Walking Lake Orcadie

Walking the route round the shore took me through the street to the end of the flagstones. I was walking on different parts of Lake Orcadie with each step.

It’s a classic walk, through the Stromness street and out to the West Shore, with the light opening up over Hoy Sound and the hills of Hoy behind. Artist Rebecca Marr looked closely at the flagstones beneath her feet and found they were carrying the imprints of their formation.

Once they were sediments on the bed of a great freshwater lake, 400 million years ago. It was set in a hot mid-continental desert and sometimes the shallows would dry and bake and crack in the sun. Sometimes water currents would leave ripples in the sand. The mud and the ripples are long gone but the shapes remain.

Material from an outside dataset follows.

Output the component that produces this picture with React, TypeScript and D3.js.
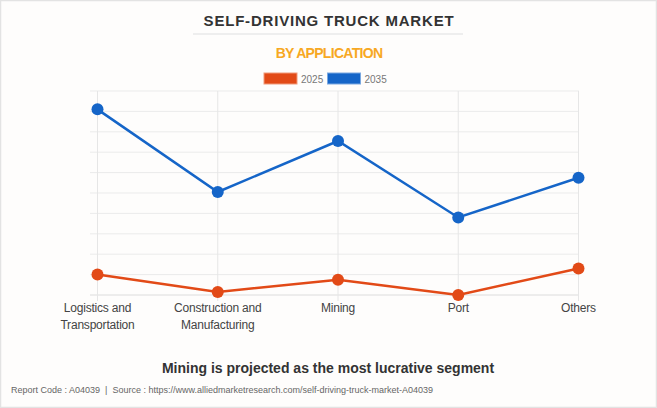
import React from "react";
import * as d3 from "d3";

const categories = ["Logistics and Transportation", "Construction and Manufacturing", "Mining", "Port", "Others"];
const categoryLines = [["Logistics and", "Transportation"], ["Construction and", "Manufacturing"], ["Mining"], ["Port"], ["Others"]];
const seriesNames = ["2025", "2035"];
const values2025 = [1.0, 0.15, 0.75, 0.0, 1.3];
const values2035 = [9.1, 5.05, 7.55, 3.8, 5.75];
const yTicks = [0, 1, 2, 3, 4, 5, 6, 7, 8, 9, 10];

const W = 657, H = 408;
const colors = ["#E24A17", "#1565C8"];

export default function App() {
  const x = d3.scalePoint<string>().domain(categories).range([97.5, 578.5]);
  const y = d3.scaleLinear().domain([0, 10]).range([295, 91]);
  const line = d3.line<number>().x((_, i) => x(categories[i])!).y((d) => y(d));
  const series = [values2025, values2035];
  const font = "'Liberation Sans', Arial, sans-serif";
  return (
    <svg width={W} height={H} style={{ position: "absolute", left: 0, top: 0 }} fontFamily={font}>
      <rect x={0.5} y={0.5} width={W - 1} height={H - 1} fill="#fefdfc" stroke="#e3e3e3" strokeWidth={1.5} />
      <text x={329} y={25.5} textAnchor="middle" fontSize={15} fontWeight="bold" fill="#333" letterSpacing={0.8}>SELF-DRIVING TRUCK MARKET</text>
      <line x1={193} x2={463} y1={34} y2={34} stroke="#eeeeee" strokeWidth={2} />
      <text x={329} y={58} textAnchor="middle" fontSize={14} fontWeight="bold" fill="#F7A823" letterSpacing={-0.7}>BY APPLICATION</text>
      {seriesNames.map((s, i) => (
        <g key={s} transform={`translate(${264 + i * 63.5},73)`}>
          <rect width={33} height={11} fill={colors[i]} stroke={i === 0 ? "#f09a7a" : "#7aa8e0"} strokeWidth={1} />
          <text x={37} y={9.5} fontSize={10} fill="#777">{s}</text>
        </g>
      ))}
      {yTicks.map((t) => (
        <line key={t} x1={90} x2={579} y1={y(t)} y2={y(t)} stroke={t === 0 ? "#dcdcdc" : "#ebebeb"} strokeWidth={1} />
      ))}
      {categories.map((c) => (
        <line key={c} x1={x(c)} x2={x(c)} y1={91} y2={301} stroke="#e6e6e6" strokeWidth={1} />
      ))}
      {series.map((vals, si) => (
        <g key={si}>
          <path d={line(vals)!} fill="none" stroke={colors[si]} strokeWidth={2.5} />
          {vals.map((v, i) => (
            <circle key={i} cx={x(categories[i])} cy={y(v)} r={6} fill={colors[si]} />
          ))}
        </g>
      ))}
      {categories.map((c, i) => (
        <text key={c} x={x(c)} y={312} textAnchor="middle" fontSize={12} fill="#444" letterSpacing={-0.2}>
          {categoryLines[i].map((l, k) => (
            <tspan key={k} x={x(c)} dy={k === 0 ? 0 : 17}>{l}</tspan>
          ))}
        </text>
      ))}
      <text x={328} y={373} textAnchor="middle" fontSize={14} fontWeight="bold" fill="#333">Mining is projected as the most lucrative segment</text>
      <text x={11} y={393} fontSize={9} fill="#666" style={{ whiteSpace: "pre" }}>{"Report Code : A04039  |  Source : https://www.alliedmarketresearch.com/self-driving-truck-market-A04039"}</text>
    </svg>
  );
}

In Walking Lake Orcadie Rebecca, a photographic artist whose gaze is often on the natural world, among clouds or plants or seaweed, focuses on flagstones as individuals, each shaped by time.

In close-up, she says, the stones form compositions, images that range from moonscapes to figures in a dance, each one “a still image made in a time of flux”.

Like photographic plates they have been exposed and now they carry a message, they communicate something about a particular place and time. They are a memory.

An introduction by archaeologist Antonia Thomas looks at the world of the ancient lake and its imprints that remain.

Violent rain showers, which may have lasted a few hours at most, have left their mark after all these years in the pitted flags. Eroded residues of crystals, which once grew in the lake’s damp sands, now survive as a fretwork skin on the top of paving slabs.

The fish and plants have long gone, but if you look hard enough, you might find one of their ghosts: a fossil, trapped forever in stone.